A person floundering in the water may have no clear idea what is to be done. The person trying to rescue him must have a clear idea, however. This is something I once learnt in lifeguard class.
Bad luck also happens. But you get used to it after a while. There are some things you, personally, can’t have (legs after the chomping were just one example), and the thing about things you can’t have, is that you can’t have them. So you might as well make the best of it. Better to have what’s left of you on the yacht, instead of in the water, is what I am suggesting here. (I think Christ said something similar.)

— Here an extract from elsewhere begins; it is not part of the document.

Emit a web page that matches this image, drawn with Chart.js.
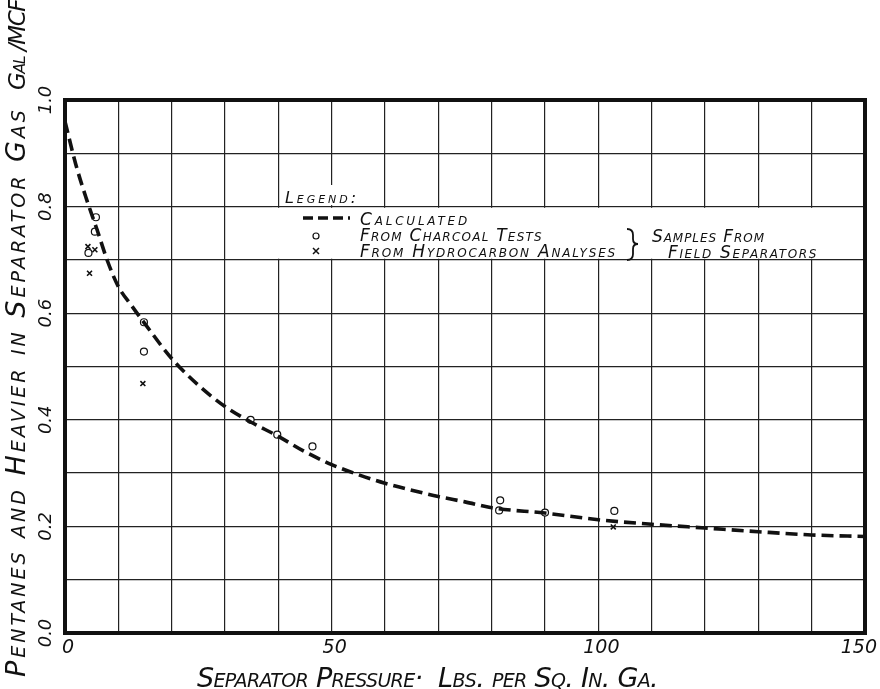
<!DOCTYPE html>
<html>
<head>
<meta charset="utf-8">
<title>Pentanes and Heavier vs Separator Pressure</title>
<script src="https://cdn.jsdelivr.net/npm/chart.js@4"></script>
<style>
  html, body { margin: 0; padding: 0; background: #fff; }
  #wrap { width: 880px; height: 689px; }
</style>
</head>
<body>
<div id="wrap"><canvas id="chart" width="880" height="689"></canvas></div>
<script>
// calculated curve (pressure, gal/MCF)
const calcPressure = [0, 2, 4, 6, 8, 10, 12.5, 15, 20, 25, 30, 35, 40, 45, 50, 55, 60, 65, 70, 75, 80, 90, 100, 110, 120, 130, 140, 150];
const calcGal = [0.96, 0.88, 0.815, 0.757, 0.697, 0.65, 0.614, 0.58, 0.515, 0.465, 0.425, 0.395, 0.369, 0.34, 0.316, 0.297, 0.281, 0.268, 0.256, 0.246, 0.235, 0.225, 0.2125, 0.204, 0.197, 0.19, 0.184, 0.181];

// from charcoal tests
const charcoalPressure = [5.8, 5.6, 4.4, 14.8, 14.8, 34.8, 39.8, 46.4, 81.6, 81.4, 90, 103];
const charcoalGal = [0.78, 0.753, 0.713, 0.583, 0.528, 0.4, 0.372, 0.35, 0.249, 0.23, 0.226, 0.229];

// from hydrocarbon analyses
const hydroPressure = [4.3, 5.6, 4.6, 14.6, 102.8];
const hydroGal = [0.725, 0.719, 0.675, 0.468, 0.199];

const xTickLabels = [0, 50, 100, 150];
const yTickLabels = ['0.0', '0.2', '0.4', '0.6', '0.8', '1.0'];

const HAND = '"DejaVu Sans", sans-serif';
const INK = '#111';

function toPoints(xs, ys) {
    return xs.map((x, i) => ({ x: x, y: ys[i] }));
}

// stretch lettering to a given width, like the hand-lettered original
function fitText(ctx, text, x, y, width) {
    if ('letterSpacing' in ctx) {
        ctx.letterSpacing = '0px';
        const w = ctx.measureText(text).width;
        const ls = (width - w) / text.length;
        ctx.letterSpacing = ls.toFixed(2) + 'px';
    }
    ctx.fillText(text, x, y);
    if ('letterSpacing' in ctx) ctx.letterSpacing = '0px';
}

const paperPlugin = {
    id: 'paper',
    beforeDraw(chart) {
        const c = chart.ctx;
        c.save();
        c.fillStyle = '#fff';
        c.fillRect(0, 0, chart.width, chart.height);
        c.restore();
    },
    afterDatasetsDraw(chart) {
        const c = chart.ctx;
        const ys = chart.scales.y;
        const y8 = ys.getPixelForValue(0.8);
        const y7 = ys.getPixelForValue(0.7);
        c.save();
        // white patches where the legend interrupts the grid
        c.fillStyle = '#fff';
        c.fillRect(281, 185, 84, y8 - 186.5);
        c.fillRect(272, y8 + 1.2, 558, y7 - y8 - 2.4);

        c.fillStyle = INK;
        c.strokeStyle = INK;
        c.textAlign = 'left';
        c.textBaseline = 'alphabetic';

        c.font = 'italic small-caps 16px ' + HAND;
        fitText(c, 'Legend:', 285, 203, 74);

        // dashed sample
        c.lineWidth = 3.5;
        c.setLineDash([10, 5]);
        c.beginPath();
        c.moveTo(303, 218);
        c.lineTo(350, 218);
        c.stroke();
        c.setLineDash([]);

        // circle sample
        c.lineWidth = 1.2;
        c.beginPath();
        c.arc(316, 236, 3, 0, Math.PI * 2);
        c.stroke();

        // cross sample
        c.lineWidth = 1.5;
        c.beginPath();
        c.moveTo(313, 248); c.lineTo(319, 254);
        c.moveTo(319, 248); c.lineTo(313, 254);
        c.stroke();

        c.font = 'italic small-caps 17px ' + HAND;
        fitText(c, 'Calculated', 360, 225, 110);
        fitText(c, 'From Charcoal Tests', 360, 241, 183);
        fitText(c, 'From Hydrocarbon Analyses', 360, 257, 257);

        // brace
        c.lineWidth = 1.8;
        c.beginPath();
        c.moveTo(627, 229);
        c.quadraticCurveTo(633, 229, 633, 235);
        c.lineTo(633, 239);
        c.quadraticCurveTo(633, 244, 638, 244);
        c.quadraticCurveTo(633, 244, 633, 249);
        c.lineTo(633, 254);
        c.quadraticCurveTo(633, 260, 627, 260);
        c.stroke();

        fitText(c, 'Samples From', 652, 242, 113);
        fitText(c, 'Field Separators', 668, 258, 150);
        c.restore();
    },
    afterDraw(chart) {
        const c = chart.ctx;
        const a = chart.chartArea;
        const xs = chart.scales.x;
        const ys = chart.scales.y;
        c.save();
        // heavy frame
        c.strokeStyle = INK;
        c.lineWidth = 4;
        c.strokeRect(a.left, a.top, a.right - a.left, a.bottom - a.top);

        c.fillStyle = INK;
        // x tick labels, kept inside the page
        c.font = 'italic 19px ' + HAND;
        c.textAlign = 'center';
        c.textBaseline = 'top';
        xTickLabels.forEach(v => {
            const w = c.measureText(String(v)).width;
            const px = Math.min(xs.getPixelForValue(v) + 3, chart.width - w / 2 - 3);
            c.fillText(String(v), px, a.bottom + 6);
        });

        // y tick labels, written upward
        c.font = 'italic 18px ' + HAND;
        c.textBaseline = 'alphabetic';
        yTickLabels.forEach(lbl => {
            const py = ys.getPixelForValue(parseFloat(lbl));
            c.save();
            c.translate(51, py);
            c.rotate(-Math.PI / 2);
            c.fillText(lbl, 0, 0);
            c.restore();
        });

        // y title
        c.font = 'italic small-caps 27px ' + HAND;
        c.textAlign = 'left';
        c.save();
        c.translate(25, 677);
        c.rotate(-Math.PI / 2);
        fitText(c, 'Pentanes and Heavier in Separator Gas', 0, 0, 570);
        c.restore();
        c.font = 'italic small-caps 23px ' + HAND;
        c.save();
        c.translate(25, 90);
        c.rotate(-Math.PI / 2);
        fitText(c, 'Gal /MCF', 0, 0, 90);
        c.restore();

        // x title
        c.font = 'italic small-caps 27px ' + HAND;
        fitText(c, 'Separator Pressure·  Lbs. per Sq. In. Ga.', 197, 687, 461);
        c.restore();
    }
};

const ctx = document.getElementById('chart').getContext('2d');
const chart = new Chart(ctx, {
    type: 'scatter',
    data: {
        datasets: [
            {
                type: 'line',
                label: 'Calculated',
                data: toPoints(calcPressure, calcGal),
                borderColor: INK,
                borderWidth: 3.6,
                borderDash: [12, 6],
                pointRadius: 0,
                fill: false,
                cubicInterpolationMode: 'monotone'
            },
            {
                label: 'From Charcoal Tests',
                data: toPoints(charcoalPressure, charcoalGal),
                pointStyle: 'circle',
                pointRadius: 3.5,
                borderColor: INK,
                backgroundColor: '#fff',
                borderWidth: 1.2
            },
            {
                label: 'From Hydrocarbon Analyses',
                data: toPoints(hydroPressure, hydroGal),
                pointStyle: 'crossRot',
                pointRadius: 3.5,
                borderColor: INK,
                borderWidth: 1.6
            }
        ]
    },
    options: {
        responsive: false,
        devicePixelRatio: 1,
        animation: false,
        layout: { padding: { left: 0, top: 100, right: 15, bottom: 0 } },
        plugins: {
            legend: { display: false },
            tooltip: { enabled: false },
            title: { display: false }
        },
        scales: {
            x: {
                type: 'linear',
                min: 0,
                max: 150,
                border: { display: false },
                grid: { color: '#222', lineWidth: 1.2, drawTicks: false },
                ticks: { stepSize: 10, autoSkip: false, display: false },
                afterFit: function(scale) {
                    scale.height = 56;
                    scale.paddingLeft = 0;
                    scale.paddingRight = 0;
                }
            },
            y: {
                type: 'linear',
                min: 0,
                max: 1.0,
                border: { display: false },
                grid: { color: '#222', lineWidth: 1.2, drawTicks: false },
                ticks: { stepSize: 0.1, display: false },
                afterFit: function(scale) { scale.width = 65; }
            }
        }
    },
    plugins: [paperPlugin]
});
</script>
</body>
</html>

Yes, yes, it’s a mess, modern life. The teaching about “living as brother and sister,” offered by Saint John Paul, was for extremes. Now it is interpreted as if the hard cases were the commonplaces; to which is added, “Let’s be merciful and make it easier for them.” Let’s just allow the lady and the gentleman their death clutch, while they drown; and do this for the sake of their children, as they also go down. After all, the modern world is messy.
Verily, why do we need the yacht? Why don’t we all hop in the water, and swim wherever we want to go? For the yacht is so confining. Surely this will make everyone happier; and the sharks, too.